Los amenes del momento
Como es sabido, hay, por lo menos, dos Españas. Al parecer, vivimos en la mala. Y encima invadidos por la ola del desencanto. Durante muchos años, la que nos invadía era la ola del erotismo. Pero ese oleaje fue a morir en las playas de cuché y culo de las revistas del ramo, en la ardiente oscuridad obscena de las salas porno, donde, en un voyeurismo colectivo, la representación sustituye al acto, que por algo nos movemos en una cultura de representación. El desencanto, en cambio, está por todas partes.Va el audaz reportero a entrevistar a la folklórica y sale su mozo de estoques:
-La señorita no puede recibirle porque está con el desencanto.
Y así todo.
Todo desencanto supone un previo encanto o encantamiento. Hubo, pues, una época en que estábamos encantados como la Bella Durmiente. Y luego la realidad (que no el príncipe de Perrault, y ni siquiera el de Maquiavelo) nos sacó del embrujo. No nos encantaba lo que pasaba, sino lo que tenía que pasar. Pero después no pasó lo que tenía que pasar. Siempre ocurre lo inesperado y tal.
Ya en lejanos tiempos hubo una Constitución que nos proclamó justos y benéficos. La cantidad y calidad de barbarie con que la mitad de esos justos benefició y ajustició a la otra mitad de benéficos es, como ahora se dice, asustante. Tan asustante como la cantidad y calidad de barbarie con que la otra mitad, etcétera.
Y nos llega la democracia y andamos los cainitas hispánicos esperando la gran traca cultural, y resulta que esa traca es fallera y se llama Vizcaíno Casas. España se acostó cainita y se levantó vizcainita. El antiguo progre se desespera. Al franquismo sucede el adolfato. No tenía bastante con el goce o disfrute de la ordinariez televisiva, no; además le llega esto.
Y se encocora cuando ve al querido y no tan viejo profesor navegar majestuoso y aun mayestático por las alfombras oficiales. (Además de majestuoso y aun mayestático, navega algo escorado. Pero no por el peso de la cruz -que el crucifijo lo asumió gustoso-, sino tal vez por esa collareta de chatarra y bisutería que porta a manera de toisón del pobre, y cuya invención atribuyen las lenguas municipales y expertas al numen galaico de Jesús Suevos.)
Aún se enfada más cuando piensa en lo que pudo haber sido y no fue. ¡Si en vez de esta reforma ucedea hubiésemos tenido la ruptura! En horas veinticuatro, España (perdón: el Estado español) habría pasado de un centralismo burriciego a un federalismo luminoso, etcétera.

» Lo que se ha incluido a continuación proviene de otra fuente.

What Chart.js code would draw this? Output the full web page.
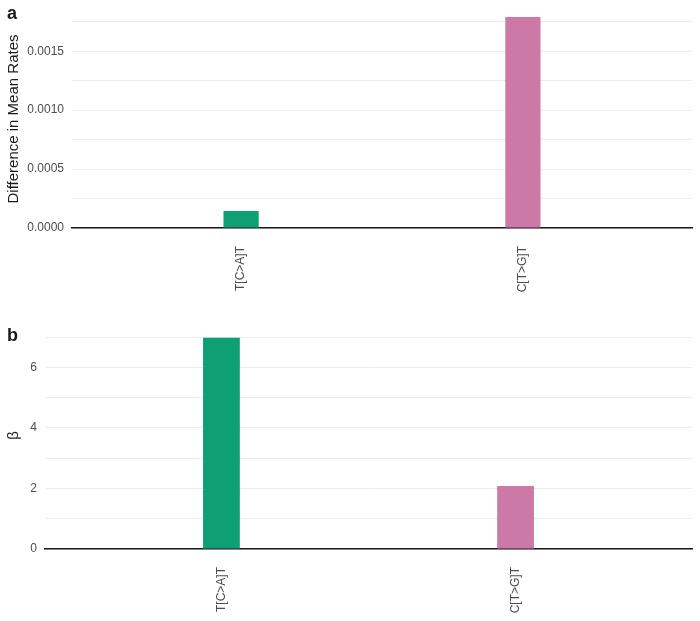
<!DOCTYPE html>
<html>
<head>
<meta charset="utf-8">
<script src="https://cdn.jsdelivr.net/npm/chart.js@4.4.0/dist/chart.umd.min.js"></script>
<style>
    body { margin: 0; background: #fff; width: 700px; height: 621px; overflow: hidden; font-family: "Liberation Sans", Arial, sans-serif; }
    .panel { position: absolute; left: 0; width: 700px; }
    .tag { position: absolute; left: 7px; font-weight: bold; font-size: 18px; color: #1a1a1a; }
</style>
</head>
<body>
<div class="panel" style="top:0;height:310px"><canvas id="DifMedias" width="700" height="310"></canvas></div>
<div class="panel" style="top:310px;height:311px"><canvas id="Beta" width="700" height="311"></canvas></div>
<div class="tag" style="top:3px">a</div>
<div class="tag" style="top:325px">b</div>

<script>
// datos
var categorias = ['T[C>A]T', 'C[T>G]T'];
var difMedias = [0.000145, 0.00179];
var betas = [6.98, 2.08];
var colores = ['#0f9f74', '#cc79a7'];

var ticksDif = [0, 0.0005, 0.001, 0.0015];
var menoresDif = [0.00025, 0.00075, 0.00125, 0.00175];
var ticksBeta = [0, 2, 4, 6];
var menoresBeta = [1, 3, 5, 7];

var fuente = "'Liberation Sans', Arial, sans-serif";

difMediasChart();
betaChart();

function difMediasChart() {
    new Chart('DifMedias', {
        type: 'bar',
        data: {
            datasets: [{
                data: categorias.map(function (c, i) { return { x: i + 1, y: difMedias[i] }; }),
                backgroundColor: colores
            }]
        },
        options: opcionesPanel({
            top: 10,
            anchoY: 72,
            altoX: 82,
            maxY: 0.00185,
            mayores: ticksDif,
            menores: menoresDif,
            formato: function (v) { return v.toFixed(4); },
            titulo: 'Difference in Mean Rates'
        })
    });
}

function betaChart() {
    new Chart('Beta', {
        type: 'bar',
        data: {
            datasets: [{
                data: categorias.map(function (c, i) { return { x: i + 1, y: betas[i] }; }),
                backgroundColor: colores
            }]
        },
        options: opcionesPanel({
            top: 12,
            anchoY: 45,
            altoX: 72,
            maxY: 7.5,
            mayores: ticksBeta,
            menores: menoresBeta,
            formato: function (v) { return String(v); },
            titulo: 'β'
        })
    });
}

// opciones comunes de los dos paneles
function opcionesPanel(p) {
    function esMayor(v) {
        return p.mayores.some(function (m) { return Math.abs(m - v) < 1e-9; });
    }
    return {
        responsive: false,
        animation: false,
        layout: { padding: { left: 0, right: 8, top: p.top, bottom: 0 } },
        plugins: { legend: { display: false }, tooltip: { enabled: false } },
        datasets: { bar: { barPercentage: 0.125, categoryPercentage: 1 } },
        scales: {
            x: {
                type: 'linear',
                offset: false,
                min: 0.4,
                max: 2.6,
                afterBuildTicks: function (axis) {
                    axis.ticks = categorias.map(function (c, i) { return { value: i + 1 }; });
                },
                afterFit: function (axis) { axis.height = p.altoX; },
                grid: { display: false },
                border: { display: true, color: '#1a1a1a', width: 1.5 },
                ticks: {
                    autoSkip: false,
                    minRotation: 90,
                    maxRotation: 90,
                    padding: 10,
                    color: '#4d4d4d',
                    font: { family: fuente, size: 12 },
                    callback: function (val) { return categorias[Math.round(val) - 1]; }
                }
            },
            y: {
                min: 0,
                max: p.maxY,
                afterBuildTicks: function (axis) {
                    axis.ticks = p.mayores.concat(p.menores)
                        .sort(function (a, b) { return a - b; })
                        .map(function (v) { return { value: v }; });
                },
                afterFit: function (axis) {
                    axis.width = p.anchoY;
                    // sin margen extra arriba: manda el padding del layout
                    axis.paddingTop = 0;
                    axis.paddingBottom = 0;
                },
                grid: { color: '#ebebeb', lineWidth: 1, drawTicks: false },
                border: { display: false },
                ticks: {
                    padding: 8,
                    color: '#4d4d4d',
                    font: { family: fuente, size: 12 },
                    callback: function (val) { return esMayor(val) ? p.formato(val) : ''; }
                },
                title: {
                    display: true,
                    text: p.titulo,
                    color: '#1a1a1a',
                    padding: { top: 5, bottom: 4 },
                    font: { family: fuente, size: 15 }
                }
            }
        }
    };
}
</script>
</body>
</html>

Y luego, estas Cortes, llenas de culiparlantes y de tartajosos amarrados al folio. No era esto, no era esto. ¡Qué tiempos aquellos en que Armando (né López Salinas) decía que Simón decía que Carrillo decía que el régimen no aguantaba seis meses! O cuando en un cine-club donde discutíamos sobre la manzana de Nazarín o la piedrecita de La Strada llegaba uno y contaba que un amigo, del sobrino de un cuñado del tío de su vecino había estado en el Pelayo y había contado al cuñado del tío del vecino y todo eso que allí vio a Pradera, que dijo que...
La vida no es como nosotros creíamos, ni la historia tampoco. No valen las ucronías ni dar marcha atrás. ¿Qué hubiera sido de Cleopatra con otra nariz? ¿Qué del ilustre general Pavía sin el caballo que en tan señalada ocasión nunca montara? (Y es que nuestra historia es muy ecuestre ... )
Ahora, a la lata esa del desencanto se suma la de la década. Es la ola de decadismo que nos invade. Y cuando se acabe vendrán los temores milenaristas, bimilenaristas, del año 2000, tan cercano. Tal vez hasta el otro 98 de Ceuta y Melilla. Y la degeneración de la famosa generación. Y acaso algún joven y meditador Ortega (otro) haga su tesis doctoral sobre los terrores del año 2000. Y así vamos.
P. D. La década no empieza hasta el 1 de enero de 1981. O sea, que tenemos un año para intentar entrar en ella con buen pie. Que no significa necesariamente pie derecho. Vale.